John Isaacs, executive director of Council for a Livable World, which advocates arms control, said the Delaware Democrat "is someone who won't give the neocons the time of the day."

In addition, Biden, who claims close relationships with many foreign leaders, has demonstrated a readiness to cooperate with Senate Republicans in search of compromise -- a trait that meshes with Obama's pledge to reduce the level of partisan conflict and stalemate in Washington.

Now chairman of the Senate Foreign Relations Committee, the famously talkative Biden has cooperated with influential Republican conservatives, such as the late Sens. Jesse Helms of North Carolina and Strom Thurmond of South Carolina, as well as moderates, such as Sen. Richard G. Lugar of Indiana, the top Republican on the committee.

He has called his new adversary, presumed Republican presidential nominee Sen. John McCain of Arizona, a "personal and close friend."

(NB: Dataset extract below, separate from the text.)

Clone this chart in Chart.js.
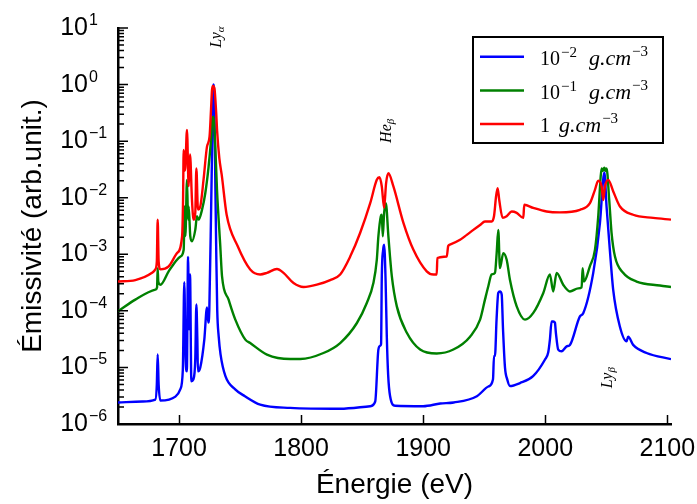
<!DOCTYPE html>
<html>
<head>
<meta charset="utf-8">
<script src="https://cdn.jsdelivr.net/npm/chart.js@4.4.1/dist/chart.umd.min.js"></script>
<style>
html,body{margin:0;padding:0;background:#fff;}
canvas{display:block;}
</style>
</head>
<body>
<canvas id="c" width="697" height="504"></canvas>
<script>
// ---- data ----
const xTicks = [1700, 1800, 1900, 2000, 2100];
const yTickExponents = [-6, -5, -4, -3, -2, -1, 0, 1];

const energyBlue = [1650,1670,1680.6,1681.8,1682.5,1683.3,1684.7,1697,1701,1703.1,1704.3,1705.4,1706.4,1707.4,1708.2,1709.0,1710.1,1711.7,1713.3,1714.2,1715,1715.5,1717.4,1720.7,1722.9,1724.0,1724.8,1726.4,1727.5,1728.1,1728.9,1729.7,1730.5,1731.3,1732.5,1734,1738,1746,1754,1766.5,1791,1832,1856.6,1860.7,1863.3,1864.7,1865.5,1866.1,1867.2,1868.0,1869.2,1870.2,1871.3,1872.9,1877,1900,1914,1925,1944,1953.4,1957.2,1958.0,1958.8,1960.1,1961.5,1962.9,1964.3,1965.4,1967,1968.9,1971.1,1979.3,1990,1999.8,2002.4,2003.8,2005.2,2006.5,2007.9,2008.7,2010.6,2013.4,2017.5,2020.2,2028.4,2031.1,2039.3,2044.8,2047.4,2048.4,2050.2,2052.9,2055.6,2061.1,2066.6,2067.9,2072,2083,2103];
const blueValues = [2.4e-6,2.5e-6,2.7e-6,5e-6,1.7e-5,5e-6,2.6e-6,3.05e-6,4.1e-6,9e-6,3.2e-4,1.4e-5,8.5e-6,9e-4,4.7e-5,4.4e-4,5.7e-6,6.1e-6,1.4e-5,1.3e-4,3.1e-5,8.5e-6,1e-5,3.1e-5,1.15e-4,6.2e-5,1.04e-4,9e-3,0.24,1.0,0.53,0.02,1e-3,1e-4,3.5e-5,1.7e-5,7e-6,4.1e-6,3.1e-6,2.2e-6,1.93e-6,1.86e-6,2.06e-6,2.5e-6,2.06e-5,2.4e-5,2.6e-5,4.1e-4,1.2e-3,1.48e-3,3.5e-4,3.5e-5,7.4e-6,3.1e-6,2.1e-6,2.06e-6,2.3e-6,2.4e-6,3.1e-6,4.6e-6,6.2e-6,1.6e-5,1.6e-5,7e-5,2.07e-4,2.2e-4,1.94e-4,4.7e-5,1e-5,6.1e-6,4.7e-6,5.3e-6,7e-6,1.38e-5,1.83e-5,3.1e-5,6.5e-5,6.5e-5,6.2e-5,4.1e-5,2.07e-5,1.93e-5,2.36e-5,2.5e-5,8e-5,9.1e-5,4.7e-4,3.6e-3,0.0207,0.028,7e-3,1.2e-3,2.4e-4,5.3e-5,2.9e-5,3.5e-5,2.5e-5,1.8e-5,1.4e-5];

const energyGreen = [1650,1664.2,1680.6,1682.0,1682.5,1683.0,1684.7,1691.5,1697,1701.1,1703.8,1704.6,1705.2,1706.5,1707.4,1707.9,1709.2,1710.6,1713.3,1714.7,1716,1718.8,1721.5,1724.2,1726.2,1727.3,1728.1,1729.7,1731.1,1733.8,1735.2,1740.6,1746.1,1754.3,1758.3,1772,1791.1,1799.3,1818.3,1832,1845.7,1853.8,1859.2,1862,1863.3,1865.3,1866.1,1866.9,1868,1869.4,1871.5,1874.3,1878.4,1886.6,1897.5,1911.1,1924.7,1938.4,1946.6,1950.6,1953.3,1956.1,1958.8,1960.2,1961.5,1962.9,1965.6,1968.4,1971.1,1976.6,1983.4,1990.2,1998.4,2003.8,2006.5,2009.3,2014.7,2020.2,2027,2029.8,2030.6,2031.7,2036.6,2040.7,2043.4,2045.4,2046.2,2047.3,2048.4,2049.3,2050.2,2052.4,2054.3,2057.1,2063.8,2074.8,2093.9,2103];
const greenValues = [9.8e-5,1.58e-4,2.37e-4,2.6e-4,5.7e-4,3.3e-4,2.9e-4,5e-4,7.4e-4,9.1e-4,1.2e-3,7e-3,2.1e-3,0.0207,4.1e-3,7e-3,2.1e-3,1.7e-3,2.7e-3,4.7e-3,4.1e-3,6.1e-3,0.012,0.035,0.105,0.25,0.27,0.08,0.0138,1.38e-3,4.1e-4,1.58e-4,7e-5,3.1e-5,2.7e-5,1.69e-5,1.41e-5,1.41e-5,1.8e-5,2.7e-5,6.1e-5,1.38e-4,3.1e-4,8e-4,2.07e-3,4.7e-3,5e-3,2.07e-3,5.4e-3,8e-3,2.07e-3,4.1e-4,1.2e-4,4.1e-5,2.07e-5,1.76e-5,2.07e-5,3.5e-5,7e-5,1.58e-4,2.7e-4,4.4e-4,4.7e-4,1.05e-3,2.7e-3,5.7e-4,1.05e-3,8e-4,3.5e-4,1.2e-4,7e-5,9.2e-5,2.07e-4,4.4e-4,2.2e-4,4.7e-4,2.9e-4,2.2e-4,2.5e-4,2.6e-4,5.7e-4,3.3e-4,6.2e-4,1.2e-3,4.7e-3,0.0237,0.033,0.03,0.034,0.03,0.033,9.1e-3,2.4e-3,9.1e-4,4.7e-4,3.3e-4,2.8e-4,2.64e-4];

const energyRed = [1650,1664.2,1677.9,1680.6,1681.8,1682.5,1683.3,1684.7,1691.5,1698.4,1702.5,1703.3,1703.8,1704.5,1705.2,1706.5,1707.9,1709,1710.6,1711.9,1713.3,1714.2,1715.5,1717.4,1720.1,1722.9,1725,1726.2,1727,1727.8,1729,1730.5,1731.2,1733,1735,1739,1748,1758.3,1766.5,1772,1780.2,1785.6,1793.8,1802,1812.9,1823.8,1832,1840.2,1848.4,1856.6,1862,1864.2,1866.1,1868,1869.6,1871.5,1875.6,1883.8,1892,1902.9,1908.4,1911.1,1911.6,1919.3,1920.5,1921.9,1930.2,1935.7,1941.1,1946.6,1950.6,1956.1,1958,1959.7,1961,1962.3,1965.1,1968.4,1972.5,1976.6,1982,1982.8,1990.2,2001.1,2012,2028.4,2036.6,2040.7,2043.4,2046.2,2047.5,2048.9,2051.6,2055.7,2061.2,2072,2088.4,2103];
const redValues = [3.3e-4,3.5e-4,4.7e-4,5.4e-4,7.4e-4,4.1e-3,7.4e-4,5.4e-4,6.1e-4,1.05e-3,2.07e-3,9.1e-3,0.07,0.03,0.035,0.158,0.016,0.058,9.1e-3,4.1e-3,5.4e-3,0.033,6.2e-3,7e-3,0.021,0.08,0.12,0.36,0.8,0.95,0.85,0.3,0.15,0.05,0.025,5e-3,1.4e-3,5.4e-4,4.4e-4,4.7e-4,5.5e-4,4.7e-4,3.1e-4,2.64e-4,2.9e-4,3.5e-4,4.4e-4,9.1e-4,2.4e-3,8e-3,0.0207,0.023,0.0158,6.6e-3,0.018,0.027,0.0158,3.6e-3,1.2e-3,5e-4,4.4e-4,4.4e-4,8.6e-4,9.1e-4,1.4e-3,1.48e-3,1.8e-3,2.2e-3,2.7e-3,3.3e-3,3.8e-3,3.8e-3,4.7e-3,0.0105,0.0148,9.1e-3,4.4e-3,4.7e-3,5.7e-3,5.4e-3,4.4e-3,7.5e-3,6.6e-3,5.7e-3,5.5e-3,6.1e-3,8e-3,0.0138,0.020,0.0158,9.1e-3,0.0158,0.0207,0.0129,7e-3,5e-3,4.4e-3,4.1e-3];

const seriesColors = ['#0000ff', '#008000', '#ff0000'];
const legendBase = ['10', '10', '1'];
const legendExp = ['\u22122', '\u22121', ''];
const legendUnit = 'g.cm';
const legendUnitExp = '\u22123';

const annotations = [
  {main: 'Ly', sub: '\u03b1', x: 1730.5, y: 6.9},
  {main: 'He', sub: '\u03b2', x: 1869.6, y: 0.152},
  {main: 'Ly', sub: '\u03b2', x: 2050.5, y: 6.6e-6}
];

// ---- build ----
function pts(xs, ys) { return xs.map((x, i) => ({x: x, y: ys[i]})); }
const SANS = '"Liberation Sans", Arial, sans-serif';
const SERIF = '"Liberation Serif", "Times New Roman", serif';

const decorPlugin = {
  id: 'decor',
  afterDraw(chart) {
    const ctx = chart.ctx;
    const xs = chart.scales.x, ys = chart.scales.y;
    const ca = chart.chartArea;
    ctx.save();
    // inward ticks
    ctx.strokeStyle = '#000';
    ctx.lineWidth = 1.5;
    ctx.beginPath();
    xTicks.forEach(v => {
      const px = Math.round(xs.getPixelForValue(v)) + 0.5;
      ctx.moveTo(px, ca.bottom); ctx.lineTo(px, ca.bottom - 9);
    });
    yTickExponents.forEach(e => {
      const major = Math.pow(10, e);
      let py = ys.getPixelForValue(major);
      ctx.moveTo(ca.left, py); ctx.lineTo(ca.left + 10, py);
      if (e < yTickExponents[yTickExponents.length - 1]) {
        for (let m = 2; m <= 9; m++) {
          py = ys.getPixelForValue(m * major);
          ctx.moveTo(ca.left, py); ctx.lineTo(ca.left + 6, py);
        }
      }
    });
    ctx.stroke();

    // y tick labels 10^n
    ctx.fillStyle = '#000';
    yTickExponents.forEach(e => {
      const py = ys.getPixelForValue(Math.pow(10, e));
      ctx.font = '25px ' + SANS;
      ctx.textAlign = 'right';
      ctx.textBaseline = 'alphabetic';
      ctx.fillText('10', ca.left - 30, py + 7);
      ctx.font = '16px ' + SANS;
      ctx.textAlign = 'left';
      ctx.fillText(e < 0 ? '\u2212' + (-e) : String(e), ca.left - 29, py - 3);
    });

    // legend
    const bx = ca.right - 198, by = 37, bw = 190, bh = 106;
    ctx.fillStyle = '#fff';
    ctx.fillRect(bx, by, bw, bh);
    ctx.strokeStyle = '#000';
    ctx.lineWidth = 2;
    ctx.strokeRect(bx, by, bw, bh);
    chart.data.datasets.forEach((ds, i) => {
      const ly = by + 19.7 + i * 33.7;
      ctx.strokeStyle = ds.borderColor;
      ctx.lineWidth = 2.5;
      ctx.beginPath();
      ctx.moveTo(bx + 7, ly); ctx.lineTo(bx + 51, ly);
      ctx.stroke();
      ctx.fillStyle = '#000';
      ctx.textAlign = 'left';
      ctx.textBaseline = 'alphabetic';
      let tx = bx + 67;
      const base = ly + 8.3;
      ctx.font = '20px ' + SERIF;
      ctx.fillText(legendBase[i], tx, base);
      tx += ctx.measureText(legendBase[i]).width;
      if (legendExp[i]) {
        ctx.font = '15px ' + SERIF;
        ctx.fillText(legendExp[i], tx + 1, base - 8);
        tx += ctx.measureText(legendExp[i]).width + 1;
      }
      tx += legendExp[i] ? 12 : 9;
      ctx.font = 'italic 22px ' + SERIF;
      ctx.fillText(legendUnit, tx, base);
      tx += ctx.measureText(legendUnit).width;
      ctx.font = '15px ' + SERIF;
      ctx.fillText(legendUnitExp, tx + 1, base - 9);
    });

    // rotated line annotations
    annotations.forEach(a => {
      const cx = xs.getPixelForValue(a.x), cy = ys.getPixelForValue(a.y);
      ctx.save();
      ctx.translate(cx, cy);
      ctx.rotate(-Math.PI / 2);
      ctx.fillStyle = '#000';
      ctx.textAlign = 'left';
      ctx.textBaseline = 'alphabetic';
      ctx.font = 'italic 16px ' + SERIF;
      const w1 = ctx.measureText(a.main).width;
      ctx.font = 'italic 11px ' + SERIF;
      const w2 = ctx.measureText(a.sub).width;
      const sx = -(w1 + w2) / 2;
      ctx.font = 'italic 16px ' + SERIF;
      ctx.fillText(a.main, sx, 5);
      ctx.font = 'italic 11px ' + SERIF;
      ctx.fillText(a.sub, sx + w1, 8);
      ctx.restore();
    });
    ctx.restore();
  }
};

new Chart(document.getElementById('c').getContext('2d'), {
  type: 'line',
  data: {
    datasets: [
      {label: '1e-2', data: pts(energyBlue, blueValues), borderColor: seriesColors[0], order: 3},
      {label: '1e-1', data: pts(energyGreen, greenValues), borderColor: seriesColors[1], order: 2},
      {label: '1', data: pts(energyRed, redValues), borderColor: seriesColors[2], order: 1}
    ]
  },
  options: {
    responsive: false,
    animation: false,
    devicePixelRatio: 1,
    layout: {padding: {left: 0, right: 26, top: 28, bottom: 0}},
    plugins: {legend: {display: false}, tooltip: {enabled: false}},
    elements: {
      point: {radius: 0},
      line: {cubicInterpolationMode: 'monotone', borderWidth: 2.4, fill: false, borderJoinStyle: 'round'}
    },
    scales: {
      x: {
        type: 'linear',
        min: 1650,
        max: 2103,
        afterBuildTicks: s => { s.ticks = xTicks.map(v => ({value: v})); },
        afterFit: s => { s.height = 80; s.paddingLeft = 0; s.paddingRight = 0; },
        grid: {display: false, drawTicks: false},
        border: {display: true, color: '#000', width: 2.5},
        ticks: {
          font: {family: SANS, size: 25},
          color: '#000',
          padding: 10,
          maxRotation: 0,
          autoSkip: false,
          callback: v => String(v)
        },
        title: {
          display: true,
          text: 'Énergie (eV)',
          font: {family: SANS, size: 28},
          color: '#000',
          padding: {top: 0, bottom: 2}
        }
      },
      y: {
        type: 'logarithmic',
        min: 1e-6,
        max: 10,
        afterFit: s => { s.width = 118; s.paddingTop = 0; s.paddingBottom = 0; },
        grid: {display: false, drawTicks: false},
        border: {display: true, color: '#000', width: 2.5},
        ticks: {display: false},
        title: {
          display: true,
          text: 'Émissivité (arb.unit.)',
          font: {family: SANS, size: 28},
          color: '#000',
          padding: {top: 16, bottom: 0}
        }
      }
    }
  },
  plugins: [decorPlugin]
});
</script>
</body>
</html>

Biden considers his most important foreign policy accomplishment to be his leadership on the Balkans in the mid-1990s. He pushed a reluctant Clinton administration first to arm Serbian Muslims and then to use U.S. air power to suppress conflict in Serbia and Kosovo.

In his book, "Promises to Keep," Biden calls this one of his two "proudest moments in public life," along with the Violence Against Women Act that he championed.

In 1998, he worked with McCain on a resolution to push the Clinton administration to use all available force to confront Serbian leader Slobodan Milosevic, a move designed to force the president to use ground troops if necessary against Serb forces in the former Yugoslavia, which was beset by fighting and ethnic cleansing.

When the current Bush administration began pushing for war with Iraq, Biden was less enthusiastic. He had voted against authorization for the Persian Gulf War in 1991. Now he joined Lugar in drafting legislation that would have authorized the president to take action to eliminate weapons of mass destruction in Iraq but not to remove Saddam Hussein.

And the two senators wanted to require United Nations authorization before any military action could be taken.

Biden was undercut, however, by House Democratic Leader Richard A. Gephardt, who got behind a more sweeping war authorization. Biden nonetheless voted for the war authorization.

Biden became a war critic not long after the invasion. But he was never among those Democratic senators -- such as Russell D. Feingold of Wisconsin and John F. Kerry of Massachusetts -- who pushed most forcefully to mandate a U.S. withdrawal.

Instead, Biden teamed with journalist and former U.S. official Leslie H. Gelb on a plan encouraging broad autonomy for the Shiites, Sunnis and Kurds. Gelb had initially developed the so-called federalism idea and, he said, convinced Biden to get on board when the two were sitting next to one another while stuck on the tarmac for 3 1/2 hours on a New York-to-Washington flight.

"There isn't much of an ideology with Joe," said Gelb, who has become a big fan of Biden's. "He's very pragmatic. He studies a problem and tries to figure out what the interests are and where the solutions will be."

The federalism plan was one of the few comprehensive alternatives to what the Bush administration was doing in Iraq and also one of the few legislative efforts to win any Republican support. Conservative Sens. Sam Brownback of Kansas and Kay Bailey Hutchison of Texas were early supporters.